- 'La Chiqui' during the 1980 Dominican Republic Embassy siege in Bogotá
- Nicknames: La Chiqui; Norma;
- Born: 1953
- Died: March/April 1981 (aged 27–28)
- Allegiance: 19th of April Movement
- Actions: 1980 Dominican Republic Embassy siege in Bogotá

= Carmenza Cardona Londoño =

Colombian guerrilla fighter

Carmenza Cardona Londoño aka La Chiqui (1953 – March/April, 1981) was a Colombian guerrilla fighter with the M-19.
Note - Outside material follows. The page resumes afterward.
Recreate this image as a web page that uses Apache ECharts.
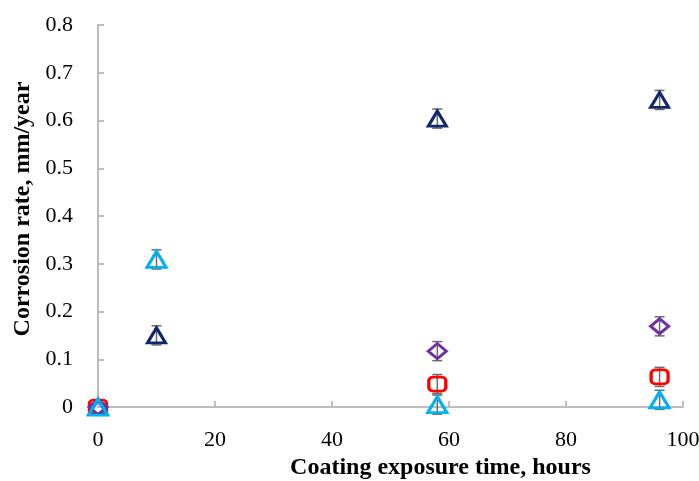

== Siege of the Dominican Embassy ==

She participated in the 1980 Dominican Republic Embassy siege in Bogotá, as second in command, under the alias 'Norma'. She took part in early discussions with the Colombian Government along with one of the hostages, Mexican Ambassador Ricardo Galan.

==Death==
There are conflicting reports about Londoño's death. Some newspapers at the time list her as a POW handed over to the Colombian Army by Ecuadorian authorities in March 1981, after clashes near the town of Mocoa, in which case she would have died as a prisoner of the Colombian Army. Other news sources say she was killed in combat against the Army in Colombia's Pacific coast region of Chocó in April 1981.